Re: [RFC PATCH v3] bpf: Using binary search to improve the performance of btf_find_by_name_kind
From: Eduard Zingerman
Date: Mon Jun 17 2024 - 18:27:23 EST
On Mon, 2024-06-17 at 15:18 +0100, Alan Maguire wrote:
[...]
> If the plan is to fold the sorting into dedup, pahole will inherit it by
> default I suppose. Would it be worth making sorting optional (or at
> least providing a way to switch if off) via a dedup_opts option? If we
> had an on/off switch we could control sorting via a --btf_features
> option to pahole.
I'd avoid adding more flags if not absolutely necessary.
> One thing we lose with sorting is that currently the base and often-used
> types tend to cluster at initial BTF ids, so in some cases linear
> searches find what they're looking for pretty quickly. Would it be worth
> maintaining a name-sorted index for BTF perhaps? That would mean not
> changing type id order (so linear search is unaffected), but for
> btf_find_by_name_kind() searches the index could be used.
Instrumented kernel code as follows:
--- a/kernel/bpf/btf.c
+++ b/kernel/bpf/btf.c
@@ -555,10 +555,13 @@ s32 btf_find_by_name_kind(const struct btf *btf, const char *name, u8 kind)
continue;
tname = btf_name_by_offset(btf, t->name_off);
- if (!strcmp(tname, name))
+ if (!strcmp(tname, name)) {
+ printk("btf_find_by_name_kind: kind=%d, name='%s', id=%d\n", kind, name, i);
return i;
+ }
}
+ printk("btf_find_by_name_kind: kind=%d, name='%s', id=-1\n", kind, name);
return -ENOENT;
}
And analyzed the log generated when test_progs are run.

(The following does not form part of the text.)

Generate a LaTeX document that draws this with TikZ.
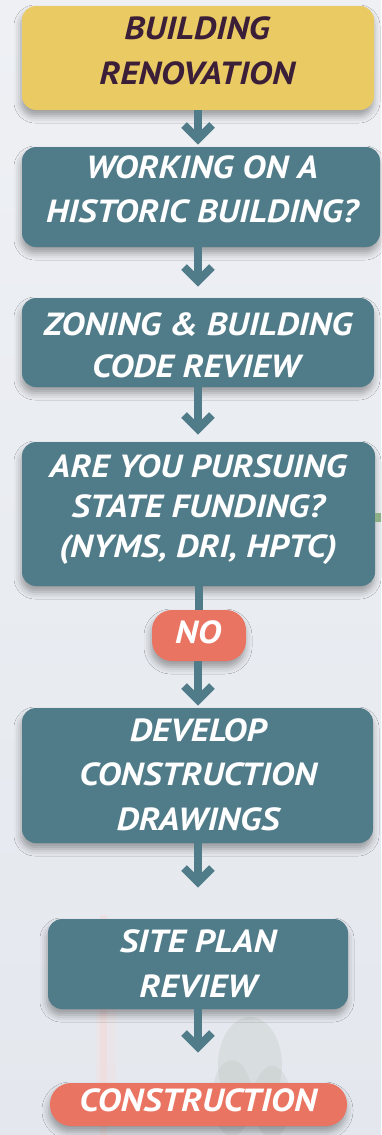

The summary of results is as follows:
| # of lookups | kind | name | id |
|--------------+------+---------------------+--------|
| 3480 | 4 | bpf_refcount | -1 |
| 3439 | 4 | bpf_rb_root | -1 |
| 3434 | 4 | bpf_rb_node | -1 |
| 3340 | 4 | bpf_list_head | -1 |
| 3339 | 4 | bpf_list_node | -1 |
| 3165 | 4 | bpf_spin_lock | -1 |
| 759 | 4 | foo | 30 |
| 659 | 4 | bpf_cpumask | 65569 |
| 194 | 4 | prog_test_ref_kfunc | 29619 |
| 146 | 4 | bpf_spin_lock | 8 |
| 123 | 4 | bpf_list_node | 31 |
| 123 | 4 | bpf_list_head | 11 |
| 116 | 4 | bar | 38 |
| ... 59 rows, 10<N<100 lookups each ... |
| ... 227 rows, N<10 lookups each ... |
(24680 lookups in total)
I'd say that 'bpf_spin_lock', 'bpf_list_node' and 'bpf_list_head'
could be considered as types that would be found quickly by the linear
search. Their total share is ~1.6% of all lookups. I don't think we
should add a special case for such low number of "hot" cases.
Also, the share of -1 results is surprising.
[...]